Мы ехали в метро, потом несколько остановок на троллейбусе, потом довольно долго шли пешком. За все время мальчик один раз — еще на эскалаторе — собрался с духом и спросил меня, трудно ли было сдавать сессию на первом курсе. Я ответила, что не очень. Пояснять подробнее не стала, а он постеснялся расспрашивать.
Но уже прозвучало: сессия на первом курсе. Конкретно взятый промежуток времени. Наша позапрошлая зима. Я очень давно ее не вспоминала: сама собой, без участия сознания, в памяти выросла тонкая непрозрачная стенка. Вернее, две — по обе стороны той зимы.
…Та осень была похожа на сказку.
Я не ожидала чего-то сверхъестественного от поступления в «Миссури» и с недоумением слушала, как однокашники взахлеб разглагольствуют о Будущем и своих великих делах в оном. Для меня институт стал только тем, чем действительно являлся, — прямым продолжением школы; впрочем, в нашем гуманитарном лицее учиться было гораздо интереснее. Я ни с кем не подружилась и все перемены просиживала в «Шаре», читая или глядя на улицу сквозь изогнутое стекло. Стоял сентябрь, снаружи, как большие бабочки, кружились кленовые листья.
Однажды ко мне подсел Андрей.
И внезапно, в один-единственный миг, все то, о чем я читала в любимых книгах, что до мельчайших подробностей воссоздавала в мечтах, стало реальностью. Феерической, оглушительной, бьющей через край. Я — я!!! — была влюблена; меня — меня!!! — любили; мне было кого держать за руку, было с кем сидеть рядом на лекциях, было куда идти после института. Жизнь закрутилась в запредельном ритме — так жил Андрей, и я с восторгом согласилась тоже так жить.

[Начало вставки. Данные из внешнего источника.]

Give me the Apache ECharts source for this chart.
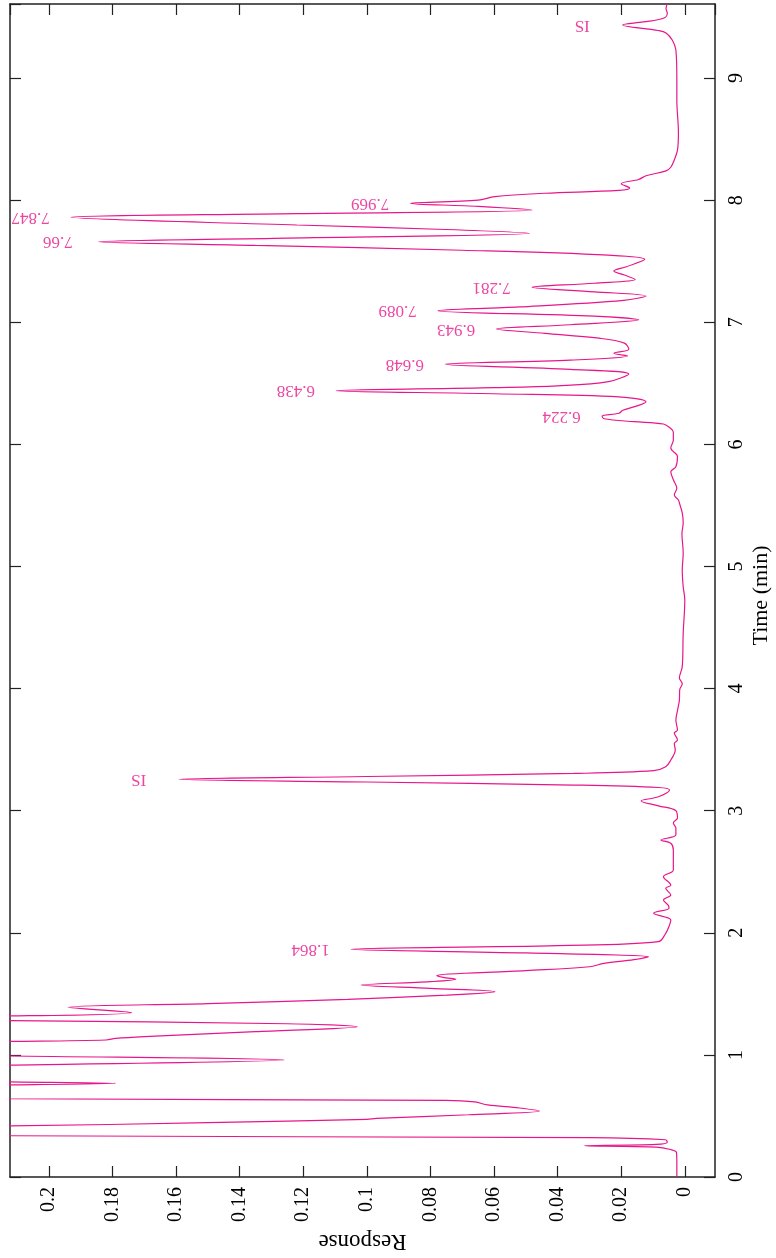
<!DOCTYPE html>
<html>
<head>
<meta charset="utf-8">
<script src="https://cdn.jsdelivr.net/npm/echarts@6/dist/echarts.min.js"></script>
<style>
html,body{margin:0;padding:0;background:#fff;}
#c{width:776px;height:1258px;}
</style>
</head>
<body>
<div id="c"></div>
<script>
// Retention time (min)
const times = [
  0.0, 0.1, 0.2, 0.225, 0.245, 0.256, 0.267, 0.285, 0.305, 0.322,
  0.338, 0.378, 0.418, 0.445, 0.472, 0.48, 0.51, 0.54, 0.565, 0.59,
  0.615, 0.628, 0.641, 0.70, 0.755, 0.767, 0.779, 0.85, 0.917, 0.958,
  0.991, 1.05, 1.11, 1.122, 1.135, 1.15, 1.19, 1.231, 1.255, 1.28,
  1.30, 1.319, 1.346, 1.39, 1.42, 1.455, 1.49, 1.518, 1.545, 1.572,
  1.60, 1.62, 1.635, 1.65, 1.69, 1.722, 1.75, 1.78, 1.804, 1.835,
  1.865, 1.895, 1.927, 1.996, 2.05, 2.105, 2.16, 2.2, 2.214, 2.269,
  2.31, 2.364, 2.39, 2.46, 2.514, 2.678, 2.733, 2.76, 2.8, 2.858,
  2.9, 2.94, 3.0, 3.04, 3.08, 3.114, 3.17, 3.19, 3.21, 3.235,
  3.257, 3.28, 3.305, 3.328, 3.36, 3.415, 3.497, 3.55, 3.58, 3.636,
  3.66, 3.74, 3.82, 3.906, 3.99, 4.04, 4.087, 4.18, 4.455, 4.726,
  4.835, 4.97, 5.11, 5.27, 5.356, 5.44, 5.52, 5.545, 5.586, 5.64,
  5.71, 5.776, 5.817, 5.9, 5.97, 6.036, 6.1, 6.13, 6.167, 6.186,
  6.21, 6.232, 6.255, 6.28, 6.32, 6.35, 6.39, 6.415, 6.44, 6.465,
  6.48, 6.514, 6.577, 6.615, 6.656, 6.69, 6.724, 6.746, 6.78, 6.83,
  6.87, 6.91, 6.945, 6.98, 7.02, 7.05, 7.095, 7.126, 7.18, 7.215,
  7.25, 7.287, 7.32, 7.35, 7.387, 7.42, 7.455, 7.516, 7.55, 7.59,
  7.63, 7.66, 7.69, 7.729, 7.76, 7.797, 7.86, 7.89, 7.92, 7.95,
  7.974, 8.0, 8.03, 8.057, 8.08, 8.1, 8.135, 8.17, 8.2, 8.24,
  8.27, 8.33, 8.41, 8.55, 8.82, 9.0, 9.23, 9.31, 9.37, 9.39,
  9.435, 9.46, 9.49, 9.53, 9.57, 9.61
];
// Detector response
const responses = [
  0.0025, 0.0025, 0.0026, 0.0045, 0.009, 0.0316, 0.009, 0.0055, 0.006, 0.03,
  0.212, 0.36, 0.212, 0.15, 0.100, 0.097, 0.068, 0.0457, 0.052, 0.062,
  0.066, 0.075, 0.212, 0.42, 0.212, 0.179, 0.212, 0.42, 0.212, 0.126,
  0.212, 0.38, 0.212, 0.182, 0.179, 0.170, 0.135, 0.103, 0.125, 0.212,
  0.30, 0.212, 0.174, 0.194, 0.15, 0.106, 0.075, 0.0597, 0.08, 0.1018,
  0.08, 0.072, 0.076, 0.078, 0.05, 0.030, 0.0254, 0.016, 0.0114, 0.05,
  0.1049, 0.04, 0.0083, 0.006, 0.005, 0.0044, 0.0098, 0.005, 0.005, 0.0067,
  0.0044, 0.006, 0.0044, 0.0067, 0.0036, 0.0036, 0.0044, 0.0075, 0.0028, 0.0028,
  0.0036, 0.0023, 0.0028, 0.0083, 0.0137, 0.0083, 0.0048, 0.0083, 0.035, 0.10,
  0.159, 0.10, 0.035, 0.0098, 0.006, 0.0044, 0.003, 0.0033, 0.0023, 0.0033,
  0.0023, 0.0028, 0.0023, 0.0017, 0.0016, 0.0008, 0.0017, 0.0008, 0.0005, 0.0,
  0.0005, 0.0008, 0.0005, 0.0009, 0.0005, 0.0008, 0.0017, 0.002, 0.0033, 0.0025,
  0.0036, 0.0044, 0.0028, 0.0023, 0.0044, 0.0036, 0.0036, 0.0044, 0.0067, 0.016,
  0.0254, 0.026, 0.0207, 0.0195, 0.0145, 0.0122, 0.0207, 0.06, 0.1096, 0.06,
  0.04, 0.024, 0.0176, 0.036, 0.0753, 0.036, 0.018, 0.0223, 0.0176, 0.019,
  0.027, 0.044, 0.0592, 0.036, 0.0145, 0.0285, 0.0776, 0.052, 0.0192, 0.0122,
  0.0285, 0.048, 0.0285, 0.0156, 0.019, 0.0223, 0.0184, 0.0126, 0.024, 0.07,
  0.135, 0.1844, 0.125, 0.0488, 0.0753, 0.122, 0.193, 0.122, 0.048, 0.065,
  0.0862, 0.065, 0.0597, 0.044, 0.0207, 0.0173, 0.02, 0.0145, 0.0122, 0.0059,
  0.0044, 0.0033, 0.0023, 0.002, 0.0025, 0.0025, 0.0028, 0.0039, 0.0059, 0.0083,
  0.0195, 0.013, 0.0067, 0.0055, 0.0059, 0.0055
];
// Annotated peaks
const peakLabels = ['1.864', 'IS', '6.224', '6.438', '6.648', '6.943', '7.089', '7.281', '7.66', '7.847', '7.969', 'IS'];
const peakTimes = [1.865, 3.257, 6.232, 6.44, 6.656, 6.945, 7.095, 7.287, 7.66, 7.86, 7.974, 9.435];
const peakResponses = [0.1049, 0.159, 0.026, 0.1096, 0.0753, 0.0592, 0.0776, 0.048, 0.1844, 0.193, 0.0862, 0.0195];

const COLOR = '#e8168a';
const FONT = 'Liberation Serif';

const lineData = times.map((t, i) => [responses[i], t]);
const labelData = peakTimes.map((t, i) => ({ value: [peakResponses[i], t], name: peakLabels[i] }));

const xMin = -0.0095, xMax = 0.2122, yMin = 0, yMax = 9.607;

const chart = echarts.init(document.getElementById('c'), null, { renderer: 'canvas' });
chart.setOption({
  backgroundColor: '#fff',
  animation: false,
  grid: { left: 10, right: 61, top: 4, bottom: 81, containLabel: false, outerBoundsMode: 'none' },
  xAxis: [
    {
      type: 'value', position: 'bottom', inverse: true, min: xMin, max: xMax, splitNumber: 10,
      name: 'Response', nameLocation: 'middle', nameRotate: 180, nameGap: 50,
      nameTextStyle: { fontFamily: FONT, fontSize: 23, color: '#000' },
      axisLine: { show: true, onZero: false, lineStyle: { color: '#222', width: 1.5 } },
      axisTick: { show: true, inside: true, length: 11, lineStyle: { color: '#222', width: 1.2 } },
      axisLabel: { show: true, rotate: 90, margin: 10, showMinLabel: false, showMaxLabel: false,
        fontFamily: FONT, fontSize: 20, color: '#000' },
      splitLine: { show: false }
    },
    {
      type: 'value', position: 'top', inverse: true, min: xMin, max: xMax, splitNumber: 10,
      axisLine: { show: true, onZero: false, lineStyle: { color: '#222', width: 1.5 } },
      axisTick: { show: true, inside: true, length: 11, lineStyle: { color: '#222', width: 1.2 } },
      axisLabel: { show: false },
      splitLine: { show: false }
    }
  ],
  yAxis: [
    {
      type: 'value', position: 'right', min: yMin, max: yMax, splitNumber: 10,
      name: 'Time (min)', nameLocation: 'middle', nameRotate: 90, nameGap: 35, nameMoveOverlap: false,
      nameTextStyle: { fontFamily: FONT, fontSize: 22, color: '#000', padding: [0, 10, 0, 0] },
      axisLine: { show: true, onZero: false, lineStyle: { color: '#222', width: 1.5 } },
      axisTick: { show: true, inside: true, length: 11, lineStyle: { color: '#222', width: 1.2 } },
      axisLabel: { show: true, rotate: 90, margin: 12, showMinLabel: true, showMaxLabel: false,
        fontFamily: FONT, fontSize: 20, color: '#000' },
      splitLine: { show: false }
    },
    {
      type: 'value', position: 'left', min: yMin, max: yMax, splitNumber: 10,
      axisLine: { show: true, onZero: false, lineStyle: { color: '#222', width: 1.5 } },
      axisTick: { show: true, inside: true, length: 11, lineStyle: { color: '#222', width: 1.2 } },
      axisLabel: { show: false },
      splitLine: { show: false }
    }
  ],
  series: [
    {
      type: 'line', xAxisIndex: 0, yAxisIndex: 0, data: lineData,
      showSymbol: false, symbol: 'none', smooth: 0.35, clip: true,
      lineStyle: { color: COLOR, width: 1.2 }
    },
    {
      type: 'scatter', xAxisIndex: 0, yAxisIndex: 0, data: labelData,
      symbolSize: 1, itemStyle: { color: 'rgba(0,0,0,0)' }, silent: true, clip: false,
      labelLayout: { hideOverlap: false },
      label: {
        show: true, position: 'left', distance: 40, rotate: 180,
        align: 'center', verticalAlign: 'middle',
        formatter: p => p.name, color: COLOR, fontFamily: FONT, fontSize: 17
      }
    }
  ]
});
</script>
</body>
</html>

Появились сотни друзей, десятки мест, куда можно было нагрянуть без планов и предупреждения, экспромтом организовывались пикники и вечеринки, походы в театры и на концерты и так далее, далее, далее… При всем при этом мы с Андреем усердно учились, не прогуливали пары, блестяще выступали на семинарах и устраивали набеги на библиотеку — даже подобные вещи с ним выходили весело и спонтанно.
Мы редко оставались наедине, но все равно постоянно целовались: в «Шаре», в коридорах «Миссури», на эскалаторах в метро, на природе посреди шумной компании, на подоконнике в кухне общежития… Андрей шутил про килограммы съеденной помады. Я на полном серьезе мучилась вопросом, красить ли губы.
Нашу любовь — такую открытую, сверкающую, как на ладони! — одобряли все без исключения. Друзья взрывались радостными криками при нашем появлении. Преподаватели ставили нас в пример другим парочкам, съехавшим по успеваемости. Мои родители, с которыми я целый месяц боялась познакомить Андрея, были совершенно очарованы — в том числе, конечно, и положением его семьи, но и самим им тоже. Иначе и быть не могло.
Его любили все! А мне эта всеобщая любовь доставалась даром и, наверное, незаслуженно — до Андрея меня же никто особенно не любил и не понимал… Но теперь мы с ним были — одно.
Целую длинную осень.
Приближение сессии вызвало на нашем курсе все нарастающую истерию. Как-никак это был первый набор МИИСУРО, и никто не имел ни малейшего представления, чего ждать. Прошел слух, что на курс набрали гораздо больше народу, чем планировалось, а потому где-то треть студентов после сессии отчислят. На последних лекциях в семестре аудитория тревожно гудела, по рукам ходили списки литературы и конспекты отличников; большинства своих я так и не увидела до самых экзаменов. Что было не страшно, ведь мы готовились вместе с Андреем.
В последних числах декабря на доске объявлений появилось сообщение о том, что до начала зачетов все студенты обязаны пройти медосмотр. Я пошла в тот же день, потому что в нашей группе по специализации — единственная пара, на которой мы с Андреем расставались: он был в экономике, а я на культуре, — зачет назначили уже на завтра.
Как назло, мама в то утро заставила меня надеть бесформенные фланелевые штанишки. Может быть, оно и глупо, но я решила подождать до конца приема, чтобы не раздеваться вместе с другими девчонками. Немного перегнула палку и чуть было не опоздала: когда вошла, половина врачей уже поснимали белые халаты. Усатая медсестра бросила мне такое «приходите завтра», что я сразу развернулась; в последний момент робко пролепетала про зачет. Оказалось, это все меняет.
Кабинет был гораздо обширнее, чем я бы предположила по скромной двери в цокольном этаже института. Несколько кушеток и ширм, полным-полно поблескивающего медоборудования… И накатило вроде бы неоправданное, но зримое предчувствие жути, будто в кресле у первого в детской жизни зубного врача.